Control: Controlling the behaviour of dynamic systems using sensors to detect and software to control.
Software: The design and practical application of software.
Power: The design of large scale systems to generate, transmit and distribute electricity.
Electronics / Microelectronics: Working with small-scale systems to transmit information, working only with active components. Microelectronics includes the design of micro-chips.
Telecommunications: Focusing on devices and mediums used to transmit communications in the form of words, sounds or images.
Some people claim that electrical engineering is the hardest of the four core fields of engineering. It involves practical, theoretical and computing skills, and since it requires work at such small scales, it can be deceptively tricky.
5. Aerospace & Aeronautical Engineering
Aerospace and aeronautical engineering comes under mechanical engineering, but it deserves to be considered a field in its own right. The aerospace industry is large, complicated and very technical.

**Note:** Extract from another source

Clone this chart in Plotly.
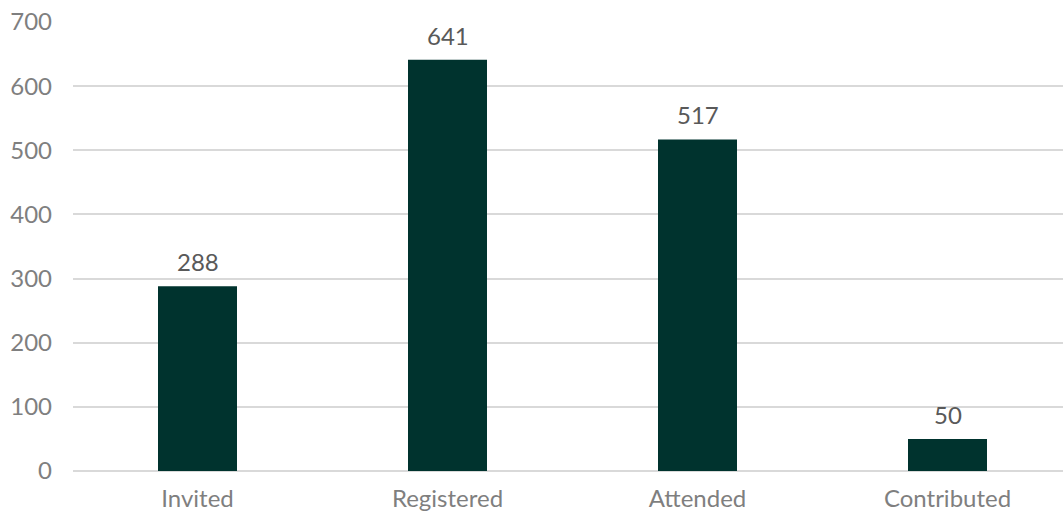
import plotly.graph_objects as go

categories = ["Invited", "Registered", "Attended", "Contributed"]
counts = [288, 641, 517, 50]
y_ticks = [0, 100, 200, 300, 400, 500, 600, 700]

bar_color = "#00332E"
grid_color = "#D9D9D9"
tick_color = "#7F7F7F"
label_color = "#595959"
font_family = "Lato, Carlito, 'Open Sans', sans-serif"

fig = go.Figure()
fig.add_trace(go.Bar(
    x=list(range(len(categories))),
    y=counts,
    width=0.316,
    marker=dict(color=bar_color, line=dict(width=0)),
    hoverinfo="skip",
))

# value labels above each bar
for i, v in enumerate(counts):
    fig.add_annotation(
        x=i, y=v, text=str(v), showarrow=False,
        yanchor="bottom", yshift=8,
        font=dict(family=font_family, size=24, color=label_color),
    )

fig.update_layout(
    width=1063, height=514,
    margin=dict(l=73, r=0, t=22, b=43, autoexpand=False),
    paper_bgcolor="white", plot_bgcolor="white",
    showlegend=False,
    font=dict(family=font_family, size=24, color=tick_color),
    xaxis=dict(
        range=[-0.498, 3.462],
        tickmode="array",
        tickvals=list(range(len(categories))),
        ticktext=categories,
        showgrid=False, zeroline=False, showline=False,
        ticks="", ticklabelstandoff=11, automargin=False,
        tickfont=dict(family=font_family, size=24, color=tick_color),
    ),
    yaxis=dict(
        range=[0, 700],
        tickmode="array",
        tickvals=y_ticks,
        showgrid=True, gridcolor=grid_color, gridwidth=1.5,
        zeroline=True, zerolinecolor=grid_color, zerolinewidth=1.5,
        showline=False, ticks="", ticklabelstandoff=20, automargin=False,
        tickfont=dict(family=font_family, size=24, color=tick_color),
    ),
)

fig.write_html("out.html")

Flight and space vehicles are subject to demanding conditions of changing pressure, temperature and different structural loads. Therefore, many engineering disciplines are involved in the process of designing and building them. Avionics, materials, structural analysis and manufacturing are key examples. This field is very interdisciplinary and demands a complex overlap of skills and resources. As a result, it can be hard to source the relevant professionals. As a field of engineering in its own right, the industry is better able to manage itself.
For example, a company may have to source a chemical engineer to aid material design, which is a significant leap between industries for a chemical engineer. The alternative is to build a workforce of people who have broadly studied all the main components required by aerospace/aeronautical engineering, and who later specialise in their main interest, e.g. materials science. This means that aerospace/aeronautical engineers tend to be extremely committed to this industry and develop bespoke skill sets that apply directly to this unique field of engineering.
6. Computer Engineering
Computer engineering concerns the design and prototyping of computing hardware and software, merging the fields of electrical engineering with computer science. There is significant overlap with the skills learnt through computer science degrees and computer engineering, such as computer graphics and network security.
Where computer engineering stands out from other fields is in the design and development of microprocessor and microcontroller systems, computer architecture and VHDL (hardware description language) design. As technology becomes ever more powerful, and even smaller, the need for computer engineers will grow. This could make computer engineering the best field of engineering for the future.